Facing an increasingly diverse electorate that re-elected President Barack Obama over Republican challenger Mitt Romney last year, Republicans on Wednesday launched a push to identify female and minority candidates to run for state and local office around the country.
The "Future Majority Caucus," spearheaded by the Republican State Leadership Committee, intends to invest what is being described as "significant" resources to supporting and electing Republicans to down ballot posts who aren't white and male.
"The way for the party to grow again is to elect more Hispanics and more women at the local level," said Republican New Mexico Gov. Susanna Martinez, the party's highest-ranking elected Latina, in a conference call announcing the project. "We need to look into the communities and make sure those elected officials look like the communities they represent."
Exit polls taken during the November 2012 election showed that black, Hispanic, Asian and female voters overwhelmingly supported Obama, a reality that has forced Republicans to search for a way to bolster their numbers among those groups. The RSLC is focused purely on local elections with hopes of building up a Republican "farm team" that can run for office in the 2014 mid-term elections and go on to seek national office in future cycles.

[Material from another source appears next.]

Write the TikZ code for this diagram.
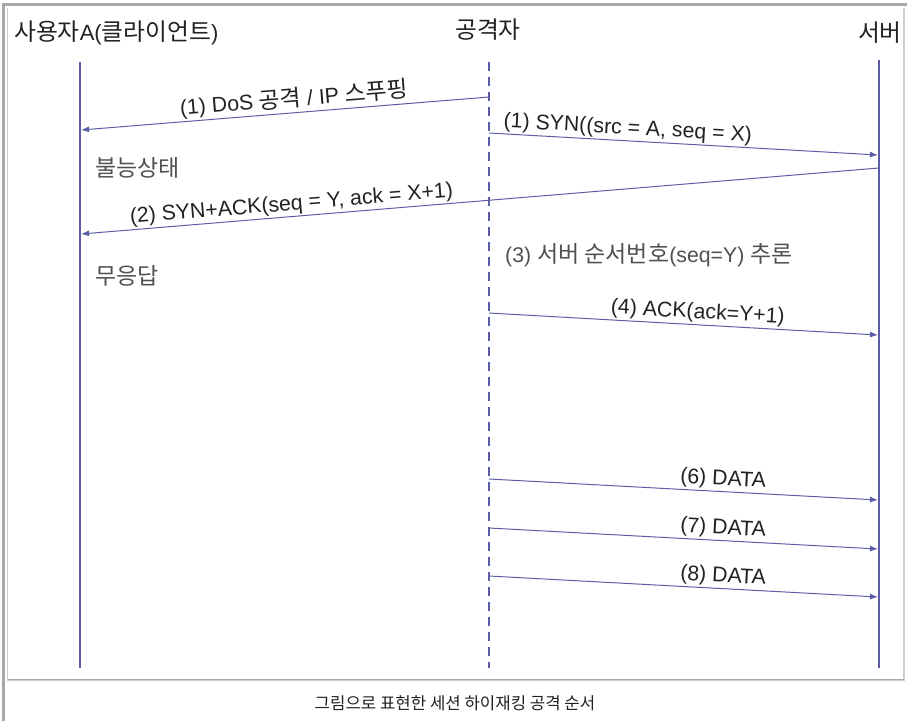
\documentclass[tikz,border=0pt]{standalone}
\usepackage{fontspec}
\setmainfont{Liberation Sans}
\newfontfamily\kr[Scale=1.08]{Noto Sans CJK KR}
\usetikzlibrary{arrows.meta}
\definecolor{ln}{RGB}{92,94,165}
\definecolor{tx}{RGB}{34,34,34}
\definecolor{gtx}{RGB}{80,80,80}
\definecolor{fr}{RGB}{168,168,168}
\definecolor{frl}{RGB}{205,205,205}
\begin{document}
\begin{tikzpicture}[x=1pt,y=-1pt,
  life/.style={ln, line width=1.8pt},
  midlife/.style={ln, line width=1.8pt, dash pattern=on 9pt off 6pt},
  msg/.style={ln, line width=1pt, -{Latex[length=8pt,width=6pt]}},
  lbl/.style={font=\fontsize{21.3}{25}\selectfont, text=tx, inner sep=1.5pt, sloped, above},
  hdr/.style={font=\fontsize{22}{26}\selectfont, text=tx, inner sep=0pt},
  note/.style={font=\fontsize{21.3}{25}\selectfont, text=gtx, inner sep=0pt, anchor=west},
  captxt/.style={font=\fontsize{15.5}{18}\selectfont, text=tx, inner sep=0pt}]
\useasboundingbox (0,0) rectangle (907,721);
% frame
\fill[white] (0,0) rectangle (907,721);
\draw[fr, line width=3pt] (2,4.5) -- (907,4.5);
\draw[fr, line width=3pt] (3.5,3) -- (3.5,721);
\draw[frl, line width=1.5pt] (7.5,8) -- (7.5,680) -- (904,680) -- (904,8);
\draw[fr, line width=1.2pt] (7.5,679.5) -- (904,679.5);
% lifelines
\coordinate (Lt) at (80,62);  \coordinate (Lb) at (80,668);
\coordinate (Mt) at (489,62); \coordinate (Mb) at (489,668);
\coordinate (Rt) at (879,60); \coordinate (Rb) at (879,668);
\draw[life] (Lt) -- (Lb);
\draw[midlife] (Mt) -- (Mb);
\draw[life] (Rt) -- (Rb);
% headers
\node[hdr, anchor=west] (hA) at (14,33) {{\kr 사용자}A({\kr 클라이언트})};
\node[hdr] (hM) at (488,30) {\kr 공격자};
\node[hdr, anchor=east] (hR) at (902,33) {\kr 서버};
% message points
\coordinate (m1) at (489,97);  \coordinate (l1) at (81,130);
\coordinate (m2) at (489,133); \coordinate (r2) at (878,155);
\coordinate (r3) at (879,168); \coordinate (l3) at (81,234);
\coordinate (m4) at (489,313); \coordinate (r4) at (878,335);
\coordinate (m6) at (489,479); \coordinate (r6) at (878,500);
\coordinate (m7) at (489,528); \coordinate (r7) at (878,549);
\coordinate (m8) at (489,576); \coordinate (r8) at (878,597);
% messages
\draw[msg] (m1) -- node[lbl, pos=0.475] (t1) {(1) DoS {\kr 공격} / IP {\kr 스푸핑}} (l1);
\draw[msg] (m2) -- node[lbl, pos=0.355] (t2) {(1) SYN((src = A, seq = X)} (r2);
\draw[msg] (r3) -- node[lbl, pos=0.735] (t3) {(2) SYN+ACK(seq = Y, ack = X+1)} (l3);
\draw[msg] (m4) -- node[lbl, pos=0.535] (t4) {(4) ACK(ack=Y+1)} (r4);
\draw[msg] (m6) -- node[lbl, pos=0.6] (t6) {(6) DATA} (r6);
\draw[msg] (m7) -- node[lbl, pos=0.6] (t7) {(7) DATA} (r7);
\draw[msg] (m8) -- node[lbl, pos=0.6] (t8) {(8) DATA} (r8);
% notes
\node[note] (n1) at (95,168) {\kr 불능상태};
\node[note] (n2) at (95,276) {\kr 무응답};
\node[note] (n3) at (505,255) {(3) {\kr 서버 순서번호}(seq=Y) {\kr 추론}};
% caption
\node[captxt] (c) at (455,703) {\kr 그림으로 표현한 세션 하이재킹 공격 순서};
\end{tikzpicture}
\end{document}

"The key for Republicans to earn the Hispanic vote is not found at some conference table or a focus group in Washington, D.C." Martinez said. "The Hispanic communities across America is where we're going to find the people that best represent and look like their communities."
Ed Gillespie, a veteran Republican strategist and adviser to Romney's presidential campaign, will oversee the project as chairman of the RSLC, along with 15 state and local officers from around the country. The group launched a similar effort in 2011, and spent more than $5 million recruiting 127 candidates for the 2012 election. Gillespie said they intend to make public a list of goals and a budget for the election ahead.
"We believe that 2014 is going to be a much more favorable environment for candidates running at the state level," he said. "There's no doubt where the trend line is going and has been going for decades. We've been a little behind the curve."